— begin SOURCE DATA —

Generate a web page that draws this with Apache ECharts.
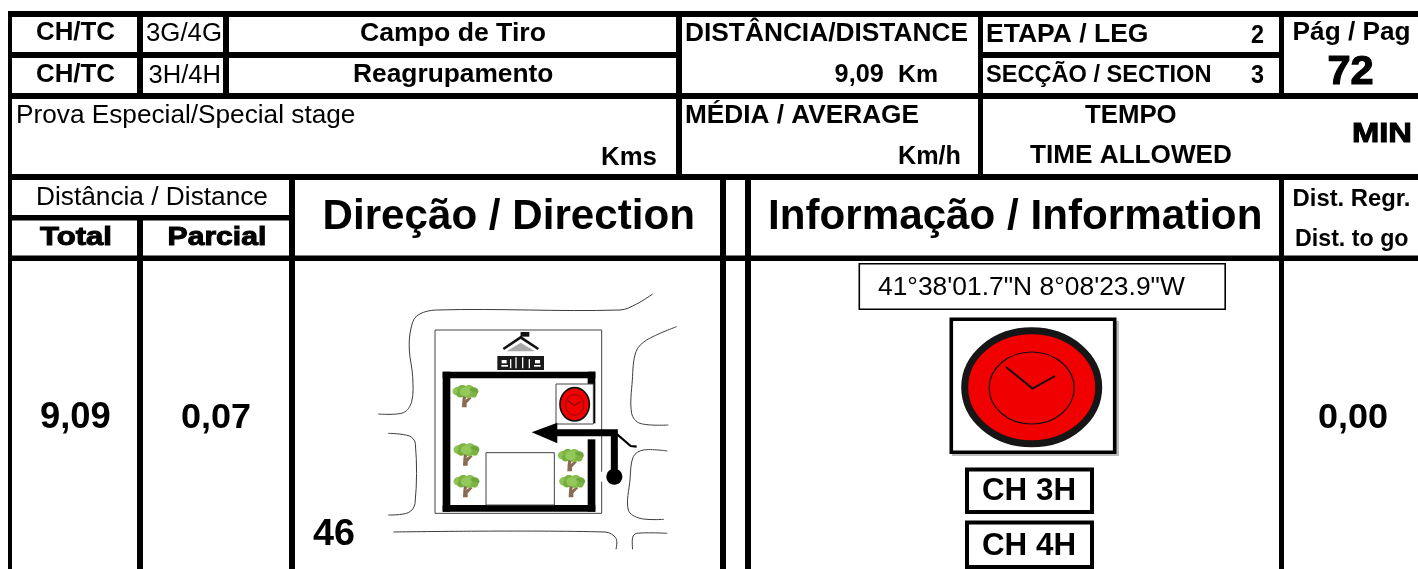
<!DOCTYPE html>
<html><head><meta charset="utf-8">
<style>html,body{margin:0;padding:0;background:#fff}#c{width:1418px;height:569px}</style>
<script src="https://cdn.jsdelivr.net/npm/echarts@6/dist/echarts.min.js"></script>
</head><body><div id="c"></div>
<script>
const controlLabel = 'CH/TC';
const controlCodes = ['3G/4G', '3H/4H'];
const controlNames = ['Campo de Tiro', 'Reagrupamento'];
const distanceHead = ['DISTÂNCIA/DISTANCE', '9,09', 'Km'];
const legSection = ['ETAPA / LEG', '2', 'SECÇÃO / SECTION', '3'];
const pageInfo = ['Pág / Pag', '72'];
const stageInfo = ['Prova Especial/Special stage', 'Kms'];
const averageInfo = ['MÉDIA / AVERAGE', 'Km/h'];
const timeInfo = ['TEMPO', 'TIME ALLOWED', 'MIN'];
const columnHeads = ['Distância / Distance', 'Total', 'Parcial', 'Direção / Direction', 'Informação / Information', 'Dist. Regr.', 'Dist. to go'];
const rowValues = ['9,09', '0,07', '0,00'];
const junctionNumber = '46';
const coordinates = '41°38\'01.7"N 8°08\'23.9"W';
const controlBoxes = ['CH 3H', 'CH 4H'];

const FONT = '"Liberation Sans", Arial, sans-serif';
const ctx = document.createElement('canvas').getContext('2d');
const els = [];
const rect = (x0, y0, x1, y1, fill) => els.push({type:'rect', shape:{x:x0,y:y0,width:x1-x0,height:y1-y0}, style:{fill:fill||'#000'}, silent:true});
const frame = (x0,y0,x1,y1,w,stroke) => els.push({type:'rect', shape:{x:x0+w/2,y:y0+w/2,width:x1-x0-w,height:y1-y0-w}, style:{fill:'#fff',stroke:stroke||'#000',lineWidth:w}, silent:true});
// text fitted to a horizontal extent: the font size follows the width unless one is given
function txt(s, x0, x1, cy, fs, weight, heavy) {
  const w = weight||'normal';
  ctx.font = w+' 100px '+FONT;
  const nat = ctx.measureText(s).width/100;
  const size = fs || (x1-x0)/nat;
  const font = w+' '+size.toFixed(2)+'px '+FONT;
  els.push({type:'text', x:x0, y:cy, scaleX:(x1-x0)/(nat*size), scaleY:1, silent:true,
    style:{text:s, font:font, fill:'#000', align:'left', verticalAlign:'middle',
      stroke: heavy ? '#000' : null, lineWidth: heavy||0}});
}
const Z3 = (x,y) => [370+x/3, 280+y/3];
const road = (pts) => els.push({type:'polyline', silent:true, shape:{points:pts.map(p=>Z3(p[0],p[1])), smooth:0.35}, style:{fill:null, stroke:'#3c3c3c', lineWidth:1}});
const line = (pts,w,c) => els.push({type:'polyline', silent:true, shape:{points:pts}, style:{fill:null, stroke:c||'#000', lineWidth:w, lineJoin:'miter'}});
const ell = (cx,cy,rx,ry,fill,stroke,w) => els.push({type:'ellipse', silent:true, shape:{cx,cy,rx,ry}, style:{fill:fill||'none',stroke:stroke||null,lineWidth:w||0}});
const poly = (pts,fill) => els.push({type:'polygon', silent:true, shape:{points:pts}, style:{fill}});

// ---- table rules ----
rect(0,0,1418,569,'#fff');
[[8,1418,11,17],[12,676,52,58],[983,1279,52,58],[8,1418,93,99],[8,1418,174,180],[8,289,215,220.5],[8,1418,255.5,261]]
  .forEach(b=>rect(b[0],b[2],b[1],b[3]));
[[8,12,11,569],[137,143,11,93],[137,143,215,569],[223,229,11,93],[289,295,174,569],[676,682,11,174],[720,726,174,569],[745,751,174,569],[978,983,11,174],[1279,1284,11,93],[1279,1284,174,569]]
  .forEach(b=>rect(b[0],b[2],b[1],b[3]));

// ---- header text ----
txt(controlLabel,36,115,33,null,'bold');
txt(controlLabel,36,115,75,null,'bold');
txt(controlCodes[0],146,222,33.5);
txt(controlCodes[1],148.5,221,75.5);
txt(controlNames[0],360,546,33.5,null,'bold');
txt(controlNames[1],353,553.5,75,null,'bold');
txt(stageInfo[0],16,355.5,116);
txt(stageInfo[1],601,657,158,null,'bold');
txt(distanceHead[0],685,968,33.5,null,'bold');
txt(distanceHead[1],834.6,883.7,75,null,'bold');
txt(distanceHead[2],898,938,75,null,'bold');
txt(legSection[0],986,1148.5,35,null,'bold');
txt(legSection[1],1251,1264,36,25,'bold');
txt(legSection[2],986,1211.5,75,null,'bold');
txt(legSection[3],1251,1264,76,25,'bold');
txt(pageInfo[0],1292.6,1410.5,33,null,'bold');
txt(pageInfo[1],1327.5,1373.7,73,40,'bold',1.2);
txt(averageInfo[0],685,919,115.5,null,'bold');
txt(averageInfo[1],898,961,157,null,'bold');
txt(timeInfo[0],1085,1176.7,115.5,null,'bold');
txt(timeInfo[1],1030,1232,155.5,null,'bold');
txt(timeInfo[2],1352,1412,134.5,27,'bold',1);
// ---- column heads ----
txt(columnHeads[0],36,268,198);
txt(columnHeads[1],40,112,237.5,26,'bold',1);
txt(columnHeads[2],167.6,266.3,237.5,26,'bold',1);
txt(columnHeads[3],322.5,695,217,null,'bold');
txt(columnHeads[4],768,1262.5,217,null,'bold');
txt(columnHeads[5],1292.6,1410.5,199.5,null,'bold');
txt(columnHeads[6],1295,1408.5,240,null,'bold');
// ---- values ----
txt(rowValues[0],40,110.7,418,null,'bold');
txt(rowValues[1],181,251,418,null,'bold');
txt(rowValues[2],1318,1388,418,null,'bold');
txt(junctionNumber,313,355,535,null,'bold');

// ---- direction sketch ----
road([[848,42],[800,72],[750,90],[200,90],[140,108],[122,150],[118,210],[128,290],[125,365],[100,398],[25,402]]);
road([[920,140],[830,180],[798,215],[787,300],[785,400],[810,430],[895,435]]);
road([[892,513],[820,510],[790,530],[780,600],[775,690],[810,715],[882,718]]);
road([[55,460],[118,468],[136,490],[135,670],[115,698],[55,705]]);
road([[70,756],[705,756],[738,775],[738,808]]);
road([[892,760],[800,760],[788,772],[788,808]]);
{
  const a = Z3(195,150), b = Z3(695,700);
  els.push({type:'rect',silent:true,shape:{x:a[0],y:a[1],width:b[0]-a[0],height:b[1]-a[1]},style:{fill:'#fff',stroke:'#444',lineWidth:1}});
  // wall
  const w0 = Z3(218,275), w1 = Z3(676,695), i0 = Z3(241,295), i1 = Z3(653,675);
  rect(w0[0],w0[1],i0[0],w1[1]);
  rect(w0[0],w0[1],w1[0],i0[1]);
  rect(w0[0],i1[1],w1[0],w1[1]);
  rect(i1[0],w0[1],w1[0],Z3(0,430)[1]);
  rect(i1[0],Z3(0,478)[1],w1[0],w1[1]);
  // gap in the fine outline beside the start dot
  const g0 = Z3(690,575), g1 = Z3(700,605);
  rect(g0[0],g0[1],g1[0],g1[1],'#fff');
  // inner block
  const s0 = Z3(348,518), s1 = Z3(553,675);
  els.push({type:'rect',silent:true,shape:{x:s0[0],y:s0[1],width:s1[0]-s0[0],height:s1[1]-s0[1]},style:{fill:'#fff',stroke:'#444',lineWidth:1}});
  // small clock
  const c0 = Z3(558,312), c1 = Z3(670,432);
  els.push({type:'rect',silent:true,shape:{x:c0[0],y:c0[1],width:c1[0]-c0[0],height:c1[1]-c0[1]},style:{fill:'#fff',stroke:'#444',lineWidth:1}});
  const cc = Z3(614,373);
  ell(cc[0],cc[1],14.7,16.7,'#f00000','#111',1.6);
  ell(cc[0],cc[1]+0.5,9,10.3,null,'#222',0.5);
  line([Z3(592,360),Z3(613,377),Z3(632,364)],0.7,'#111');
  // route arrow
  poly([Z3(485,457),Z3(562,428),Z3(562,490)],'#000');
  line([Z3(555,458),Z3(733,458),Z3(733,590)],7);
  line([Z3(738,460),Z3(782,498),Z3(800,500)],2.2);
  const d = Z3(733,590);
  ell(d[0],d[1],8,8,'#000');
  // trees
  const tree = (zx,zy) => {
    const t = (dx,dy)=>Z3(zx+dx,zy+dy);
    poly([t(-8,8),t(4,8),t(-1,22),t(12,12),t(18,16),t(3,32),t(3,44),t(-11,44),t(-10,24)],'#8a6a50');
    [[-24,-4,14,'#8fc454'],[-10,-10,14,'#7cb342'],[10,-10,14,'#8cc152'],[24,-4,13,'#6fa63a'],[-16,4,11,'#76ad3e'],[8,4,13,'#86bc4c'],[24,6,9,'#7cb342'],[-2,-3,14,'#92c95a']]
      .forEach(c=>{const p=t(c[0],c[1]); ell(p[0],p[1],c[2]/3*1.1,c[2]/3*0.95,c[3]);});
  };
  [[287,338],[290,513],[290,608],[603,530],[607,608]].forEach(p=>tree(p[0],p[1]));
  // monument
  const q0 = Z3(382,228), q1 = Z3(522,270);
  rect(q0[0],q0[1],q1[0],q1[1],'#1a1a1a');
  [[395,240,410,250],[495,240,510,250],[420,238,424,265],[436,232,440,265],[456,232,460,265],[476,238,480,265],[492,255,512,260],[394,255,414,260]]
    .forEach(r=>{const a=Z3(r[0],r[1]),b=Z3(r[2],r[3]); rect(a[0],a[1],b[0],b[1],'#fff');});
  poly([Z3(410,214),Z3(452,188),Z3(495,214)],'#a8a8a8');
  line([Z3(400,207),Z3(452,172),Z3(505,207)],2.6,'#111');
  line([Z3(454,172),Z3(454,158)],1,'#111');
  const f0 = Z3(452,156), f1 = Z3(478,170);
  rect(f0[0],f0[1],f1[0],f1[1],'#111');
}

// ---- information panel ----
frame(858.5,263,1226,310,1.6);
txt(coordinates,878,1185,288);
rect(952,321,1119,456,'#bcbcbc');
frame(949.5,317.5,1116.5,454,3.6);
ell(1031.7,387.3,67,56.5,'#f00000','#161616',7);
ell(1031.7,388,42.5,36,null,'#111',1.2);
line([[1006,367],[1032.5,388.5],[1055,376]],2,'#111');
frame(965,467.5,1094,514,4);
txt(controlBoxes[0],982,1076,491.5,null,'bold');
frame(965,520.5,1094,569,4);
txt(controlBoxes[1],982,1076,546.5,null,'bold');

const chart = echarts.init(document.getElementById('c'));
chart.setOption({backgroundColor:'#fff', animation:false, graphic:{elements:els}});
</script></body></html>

— end SOURCE DATA —

WHAT IS EXPECTED:
Reproduce the material above from its first line through the line containing "const controlBoxes = ['CH 3H', 'CH 4H'];", both ends included, and skip every picture.

THE REPLY:
Generate a web page that draws this with Apache ECharts.
<!DOCTYPE html>
<html><head><meta charset="utf-8">
<style>html,body{margin:0;padding:0;background:#fff}#c{width:1418px;height:569px}</style>
<script src="https://cdn.jsdelivr.net/npm/echarts@6/dist/echarts.min.js"></script>
</head><body><div id="c"></div>
<script>
const controlLabel = 'CH/TC';
const controlCodes = ['3G/4G', '3H/4H'];
const controlNames = ['Campo de Tiro', 'Reagrupamento'];
const distanceHead = ['DISTÂNCIA/DISTANCE', '9,09', 'Km'];
const legSection = ['ETAPA / LEG', '2', 'SECÇÃO / SECTION', '3'];
const pageInfo = ['Pág / Pag', '72'];
const stageInfo = ['Prova Especial/Special stage', 'Kms'];
const averageInfo = ['MÉDIA / AVERAGE', 'Km/h'];
const timeInfo = ['TEMPO', 'TIME ALLOWED', 'MIN'];
const columnHeads = ['Distância / Distance', 'Total', 'Parcial', 'Direção / Direction', 'Informação / Information', 'Dist. Regr.', 'Dist. to go'];
const rowValues = ['9,09', '0,07', '0,00'];
const junctionNumber = '46';
const coordinates = '41°38\'01.7"N 8°08\'23.9"W';
const controlBoxes = ['CH 3H', 'CH 4H'];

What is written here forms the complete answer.